_EXERCISE TASK_:
Output the material beneath this task exactly, images excluded.
## begin SUPPLIED DATA
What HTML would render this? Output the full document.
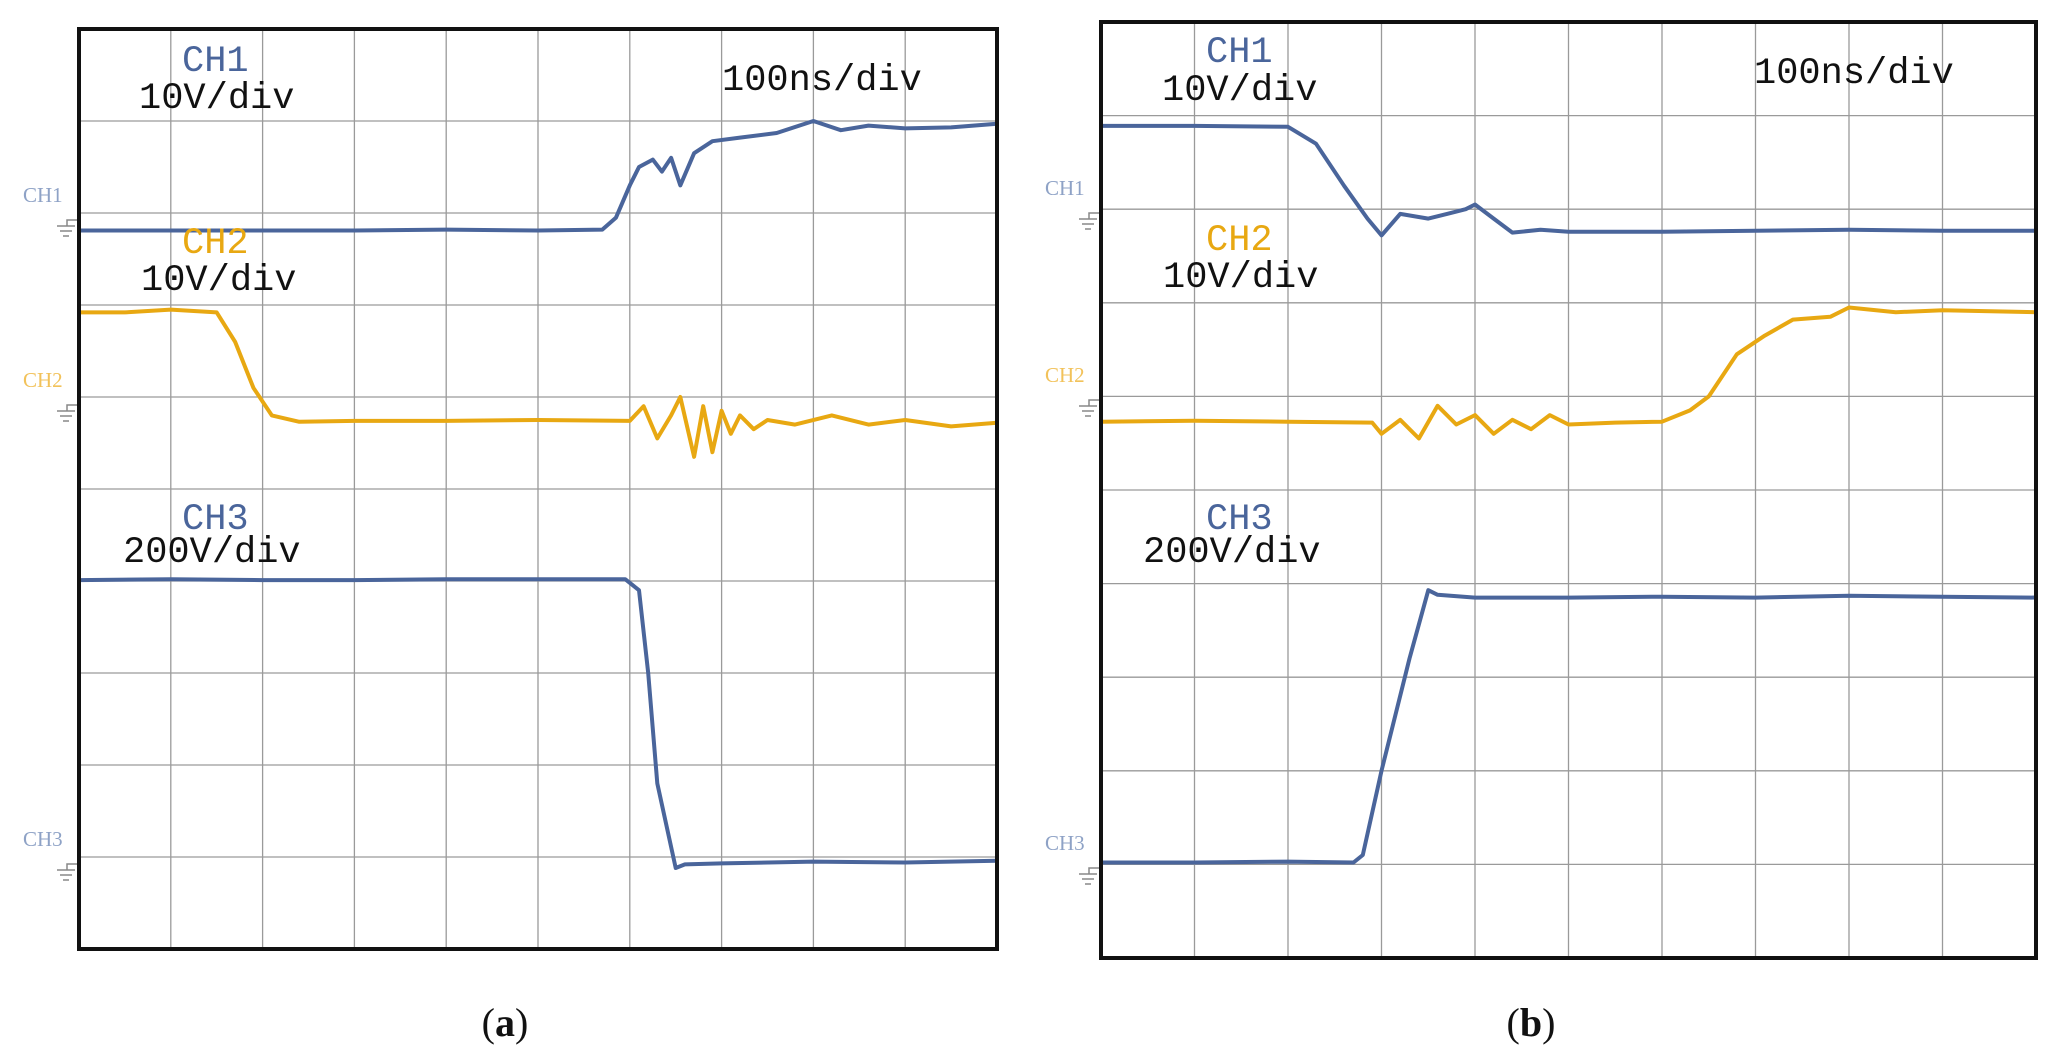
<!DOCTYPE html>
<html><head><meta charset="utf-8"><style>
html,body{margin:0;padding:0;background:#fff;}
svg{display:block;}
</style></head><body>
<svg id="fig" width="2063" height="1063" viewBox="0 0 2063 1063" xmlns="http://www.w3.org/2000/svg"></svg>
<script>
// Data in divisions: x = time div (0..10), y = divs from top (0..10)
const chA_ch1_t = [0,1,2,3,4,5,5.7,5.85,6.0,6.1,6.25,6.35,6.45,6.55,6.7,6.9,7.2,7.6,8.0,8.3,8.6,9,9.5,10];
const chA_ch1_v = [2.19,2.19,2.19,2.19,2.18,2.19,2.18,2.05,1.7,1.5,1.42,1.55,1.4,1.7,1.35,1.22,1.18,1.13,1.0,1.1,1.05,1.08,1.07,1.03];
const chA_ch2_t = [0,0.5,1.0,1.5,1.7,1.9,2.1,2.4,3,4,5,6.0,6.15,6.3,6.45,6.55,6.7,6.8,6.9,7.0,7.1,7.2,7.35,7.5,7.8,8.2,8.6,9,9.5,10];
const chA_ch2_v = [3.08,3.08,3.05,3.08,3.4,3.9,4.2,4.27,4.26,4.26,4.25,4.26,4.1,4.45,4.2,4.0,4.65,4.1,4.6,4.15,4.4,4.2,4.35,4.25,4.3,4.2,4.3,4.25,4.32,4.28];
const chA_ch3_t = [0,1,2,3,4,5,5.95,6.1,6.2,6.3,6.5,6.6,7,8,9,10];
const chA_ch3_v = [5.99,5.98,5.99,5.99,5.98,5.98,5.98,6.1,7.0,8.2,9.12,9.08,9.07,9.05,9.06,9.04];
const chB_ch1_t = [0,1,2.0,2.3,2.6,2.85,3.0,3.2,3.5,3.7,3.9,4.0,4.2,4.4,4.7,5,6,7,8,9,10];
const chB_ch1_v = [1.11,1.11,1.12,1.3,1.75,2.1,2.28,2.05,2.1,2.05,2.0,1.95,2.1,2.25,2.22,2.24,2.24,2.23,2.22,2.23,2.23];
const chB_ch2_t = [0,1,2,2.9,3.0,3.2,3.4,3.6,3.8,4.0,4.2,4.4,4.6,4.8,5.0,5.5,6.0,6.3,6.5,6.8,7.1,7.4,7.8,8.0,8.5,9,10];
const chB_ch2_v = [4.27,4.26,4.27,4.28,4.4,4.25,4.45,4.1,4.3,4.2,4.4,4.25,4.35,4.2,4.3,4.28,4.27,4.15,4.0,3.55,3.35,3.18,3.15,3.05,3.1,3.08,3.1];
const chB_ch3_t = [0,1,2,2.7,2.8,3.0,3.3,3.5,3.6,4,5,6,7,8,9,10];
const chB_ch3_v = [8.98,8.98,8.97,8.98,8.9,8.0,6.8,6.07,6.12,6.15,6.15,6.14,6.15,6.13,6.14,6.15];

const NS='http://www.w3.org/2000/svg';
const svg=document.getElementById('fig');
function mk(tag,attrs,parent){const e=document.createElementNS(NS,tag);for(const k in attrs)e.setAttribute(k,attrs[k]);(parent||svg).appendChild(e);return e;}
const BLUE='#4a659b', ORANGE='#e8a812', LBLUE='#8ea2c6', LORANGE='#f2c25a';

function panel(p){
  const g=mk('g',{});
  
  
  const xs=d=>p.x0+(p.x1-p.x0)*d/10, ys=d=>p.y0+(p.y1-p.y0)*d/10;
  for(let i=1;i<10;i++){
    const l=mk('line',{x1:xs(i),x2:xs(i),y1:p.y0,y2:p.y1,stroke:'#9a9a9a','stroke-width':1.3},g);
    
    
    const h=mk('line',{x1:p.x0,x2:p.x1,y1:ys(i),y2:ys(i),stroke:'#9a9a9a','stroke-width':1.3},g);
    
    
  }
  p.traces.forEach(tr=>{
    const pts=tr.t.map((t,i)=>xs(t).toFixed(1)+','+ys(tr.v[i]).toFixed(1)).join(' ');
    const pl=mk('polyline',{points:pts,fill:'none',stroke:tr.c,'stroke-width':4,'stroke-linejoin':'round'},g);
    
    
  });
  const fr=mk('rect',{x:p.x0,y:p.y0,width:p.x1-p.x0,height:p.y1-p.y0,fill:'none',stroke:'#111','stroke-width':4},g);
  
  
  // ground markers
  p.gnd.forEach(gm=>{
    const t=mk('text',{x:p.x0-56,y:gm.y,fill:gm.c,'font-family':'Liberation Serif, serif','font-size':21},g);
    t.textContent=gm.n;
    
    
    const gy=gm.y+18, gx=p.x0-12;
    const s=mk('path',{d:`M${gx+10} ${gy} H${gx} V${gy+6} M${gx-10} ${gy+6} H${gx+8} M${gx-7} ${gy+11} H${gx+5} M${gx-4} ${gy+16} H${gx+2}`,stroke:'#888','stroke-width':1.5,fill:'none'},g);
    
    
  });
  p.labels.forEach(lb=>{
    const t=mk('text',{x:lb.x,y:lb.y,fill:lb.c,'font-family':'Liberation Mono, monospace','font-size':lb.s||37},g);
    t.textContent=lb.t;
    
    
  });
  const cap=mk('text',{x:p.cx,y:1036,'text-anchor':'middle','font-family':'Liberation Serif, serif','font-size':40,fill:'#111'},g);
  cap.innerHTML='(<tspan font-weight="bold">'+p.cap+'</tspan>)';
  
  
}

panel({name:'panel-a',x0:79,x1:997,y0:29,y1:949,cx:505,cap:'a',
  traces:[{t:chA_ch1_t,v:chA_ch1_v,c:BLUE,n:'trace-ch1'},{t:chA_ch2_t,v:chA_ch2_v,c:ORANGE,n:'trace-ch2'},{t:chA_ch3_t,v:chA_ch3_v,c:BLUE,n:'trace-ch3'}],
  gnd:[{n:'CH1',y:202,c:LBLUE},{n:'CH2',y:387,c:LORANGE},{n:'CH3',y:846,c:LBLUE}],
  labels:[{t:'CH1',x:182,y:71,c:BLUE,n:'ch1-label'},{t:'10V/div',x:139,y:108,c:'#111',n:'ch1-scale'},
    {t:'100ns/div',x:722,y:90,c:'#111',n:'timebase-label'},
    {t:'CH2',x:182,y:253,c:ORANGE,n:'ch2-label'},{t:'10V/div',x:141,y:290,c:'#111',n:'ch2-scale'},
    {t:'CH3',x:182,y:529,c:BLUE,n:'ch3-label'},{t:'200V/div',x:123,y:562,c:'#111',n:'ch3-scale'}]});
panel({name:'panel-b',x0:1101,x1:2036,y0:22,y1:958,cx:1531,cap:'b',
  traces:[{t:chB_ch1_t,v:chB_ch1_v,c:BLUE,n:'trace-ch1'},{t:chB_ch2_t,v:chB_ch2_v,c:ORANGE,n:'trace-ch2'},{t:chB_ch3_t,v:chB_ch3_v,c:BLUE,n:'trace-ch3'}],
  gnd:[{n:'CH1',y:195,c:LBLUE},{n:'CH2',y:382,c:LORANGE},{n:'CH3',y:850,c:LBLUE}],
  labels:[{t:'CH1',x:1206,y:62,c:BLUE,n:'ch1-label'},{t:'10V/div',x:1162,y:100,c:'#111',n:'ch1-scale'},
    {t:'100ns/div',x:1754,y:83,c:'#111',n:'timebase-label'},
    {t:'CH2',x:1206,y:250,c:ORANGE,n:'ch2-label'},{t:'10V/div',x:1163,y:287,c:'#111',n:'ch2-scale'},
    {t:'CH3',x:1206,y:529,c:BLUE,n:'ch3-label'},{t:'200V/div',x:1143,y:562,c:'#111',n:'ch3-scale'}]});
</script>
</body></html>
## end SUPPLIED DATA
_TASK OUTPUT_:
What HTML would render this? Output the full document.
<!DOCTYPE html>
<html><head><meta charset="utf-8"><style>
html,body{margin:0;padding:0;background:#fff;}
svg{display:block;}
</style></head><body>
<svg id="fig" width="2063" height="1063" viewBox="0 0 2063 1063" xmlns="http://www.w3.org/2000/svg"></svg>
<script>
// Data in divisions: x = time div (0..10), y = divs from top (0..10)
const chA_ch1_t = [0,1,2,3,4,5,5.7,5.85,6.0,6.1,6.25,6.35,6.45,6.55,6.7,6.9,7.2,7.6,8.0,8.3,8.6,9,9.5,10];
const chA_ch1_v = [2.19,2.19,2.19,2.19,2.18,2.19,2.18,2.05,1.7,1.5,1.42,1.55,1.4,1.7,1.35,1.22,1.18,1.13,1.0,1.1,1.05,1.08,1.07,1.03];
const chA_ch2_t = [0,0.5,1.0,1.5,1.7,1.9,2.1,2.4,3,4,5,6.0,6.15,6.3,6.45,6.55,6.7,6.8,6.9,7.0,7.1,7.2,7.35,7.5,7.8,8.2,8.6,9,9.5,10];
const chA_ch2_v = [3.08,3.08,3.05,3.08,3.4,3.9,4.2,4.27,4.26,4.26,4.25,4.26,4.1,4.45,4.2,4.0,4.65,4.1,4.6,4.15,4.4,4.2,4.35,4.25,4.3,4.2,4.3,4.25,4.32,4.28];
const chA_ch3_t = [0,1,2,3,4,5,5.95,6.1,6.2,6.3,6.5,6.6,7,8,9,10];
const chA_ch3_v = [5.99,5.98,5.99,5.99,5.98,5.98,5.98,6.1,7.0,8.2,9.12,9.08,9.07,9.05,9.06,9.04];
const chB_ch1_t = [0,1,2.0,2.3,2.6,2.85,3.0,3.2,3.5,3.7,3.9,4.0,4.2,4.4,4.7,5,6,7,8,9,10];
const chB_ch1_v = [1.11,1.11,1.12,1.3,1.75,2.1,2.28,2.05,2.1,2.05,2.0,1.95,2.1,2.25,2.22,2.24,2.24,2.23,2.22,2.23,2.23];
const chB_ch2_t = [0,1,2,2.9,3.0,3.2,3.4,3.6,3.8,4.0,4.2,4.4,4.6,4.8,5.0,5.5,6.0,6.3,6.5,6.8,7.1,7.4,7.8,8.0,8.5,9,10];
const chB_ch2_v = [4.27,4.26,4.27,4.28,4.4,4.25,4.45,4.1,4.3,4.2,4.4,4.25,4.35,4.2,4.3,4.28,4.27,4.15,4.0,3.55,3.35,3.18,3.15,3.05,3.1,3.08,3.1];
const chB_ch3_t = [0,1,2,2.7,2.8,3.0,3.3,3.5,3.6,4,5,6,7,8,9,10];
const chB_ch3_v = [8.98,8.98,8.97,8.98,8.9,8.0,6.8,6.07,6.12,6.15,6.15,6.14,6.15,6.13,6.14,6.15];

const NS='http://www.w3.org/2000/svg';
const svg=document.getElementById('fig');
function mk(tag,attrs,parent){const e=document.createElementNS(NS,tag);for(const k in attrs)e.setAttribute(k,attrs[k]);(parent||svg).appendChild(e);return e;}
const BLUE='#4a659b', ORANGE='#e8a812', LBLUE='#8ea2c6', LORANGE='#f2c25a';

function panel(p){
  const g=mk('g',{});
  
  
  const xs=d=>p.x0+(p.x1-p.x0)*d/10, ys=d=>p.y0+(p.y1-p.y0)*d/10;
  for(let i=1;i<10;i++){
    const l=mk('line',{x1:xs(i),x2:xs(i),y1:p.y0,y2:p.y1,stroke:'#9a9a9a','stroke-width':1.3},g);
    
    
    const h=mk('line',{x1:p.x0,x2:p.x1,y1:ys(i),y2:ys(i),stroke:'#9a9a9a','stroke-width':1.3},g);
    
    
  }
  p.traces.forEach(tr=>{
    const pts=tr.t.map((t,i)=>xs(t).toFixed(1)+','+ys(tr.v[i]).toFixed(1)).join(' ');
    const pl=mk('polyline',{points:pts,fill:'none',stroke:tr.c,'stroke-width':4,'stroke-linejoin':'round'},g);
    
    
  });
  const fr=mk('rect',{x:p.x0,y:p.y0,width:p.x1-p.x0,height:p.y1-p.y0,fill:'none',stroke:'#111','stroke-width':4},g);
  
  
  // ground markers
  p.gnd.forEach(gm=>{
    const t=mk('text',{x:p.x0-56,y:gm.y,fill:gm.c,'font-family':'Liberation Serif, serif','font-size':21},g);
    t.textContent=gm.n;
    
    
    const gy=gm.y+18, gx=p.x0-12;
    const s=mk('path',{d:`M${gx+10} ${gy} H${gx} V${gy+6} M${gx-10} ${gy+6} H${gx+8} M${gx-7} ${gy+11} H${gx+5} M${gx-4} ${gy+16} H${gx+2}`,stroke:'#888','stroke-width':1.5,fill:'none'},g);
    
    
  });
  p.labels.forEach(lb=>{
    const t=mk('text',{x:lb.x,y:lb.y,fill:lb.c,'font-family':'Liberation Mono, monospace','font-size':lb.s||37},g);
    t.textContent=lb.t;
    
    
  });
  const cap=mk('text',{x:p.cx,y:1036,'text-anchor':'middle','font-family':'Liberation Serif, serif','font-size':40,fill:'#111'},g);
  cap.innerHTML='(<tspan font-weight="bold">'+p.cap+'</tspan>)';
  
  
}

panel({name:'panel-a',x0:79,x1:997,y0:29,y1:949,cx:505,cap:'a',
  traces:[{t:chA_ch1_t,v:chA_ch1_v,c:BLUE,n:'trace-ch1'},{t:chA_ch2_t,v:chA_ch2_v,c:ORANGE,n:'trace-ch2'},{t:chA_ch3_t,v:chA_ch3_v,c:BLUE,n:'trace-ch3'}],
  gnd:[{n:'CH1',y:202,c:LBLUE},{n:'CH2',y:387,c:LORANGE},{n:'CH3',y:846,c:LBLUE}],
  labels:[{t:'CH1',x:182,y:71,c:BLUE,n:'ch1-label'},{t:'10V/div',x:139,y:108,c:'#111',n:'ch1-scale'},
    {t:'100ns/div',x:722,y:90,c:'#111',n:'timebase-label'},
    {t:'CH2',x:182,y:253,c:ORANGE,n:'ch2-label'},{t:'10V/div',x:141,y:290,c:'#111',n:'ch2-scale'},
    {t:'CH3',x:182,y:529,c:BLUE,n:'ch3-label'},{t:'200V/div',x:123,y:562,c:'#111',n:'ch3-scale'}]});
panel({name:'panel-b',x0:1101,x1:2036,y0:22,y1:958,cx:1531,cap:'b',
  traces:[{t:chB_ch1_t,v:chB_ch1_v,c:BLUE,n:'trace-ch1'},{t:chB_ch2_t,v:chB_ch2_v,c:ORANGE,n:'trace-ch2'},{t:chB_ch3_t,v:chB_ch3_v,c:BLUE,n:'trace-ch3'}],
  gnd:[{n:'CH1',y:195,c:LBLUE},{n:'CH2',y:382,c:LORANGE},{n:'CH3',y:850,c:LBLUE}],
  labels:[{t:'CH1',x:1206,y:62,c:BLUE,n:'ch1-label'},{t:'10V/div',x:1162,y:100,c:'#111',n:'ch1-scale'},
    {t:'100ns/div',x:1754,y:83,c:'#111',n:'timebase-label'},
    {t:'CH2',x:1206,y:250,c:ORANGE,n:'ch2-label'},{t:'10V/div',x:1163,y:287,c:'#111',n:'ch2-scale'},
    {t:'CH3',x:1206,y:529,c:BLUE,n:'ch3-label'},{t:'200V/div',x:1143,y:562,c:'#111',n:'ch3-scale'}]});
</script>
</body></html>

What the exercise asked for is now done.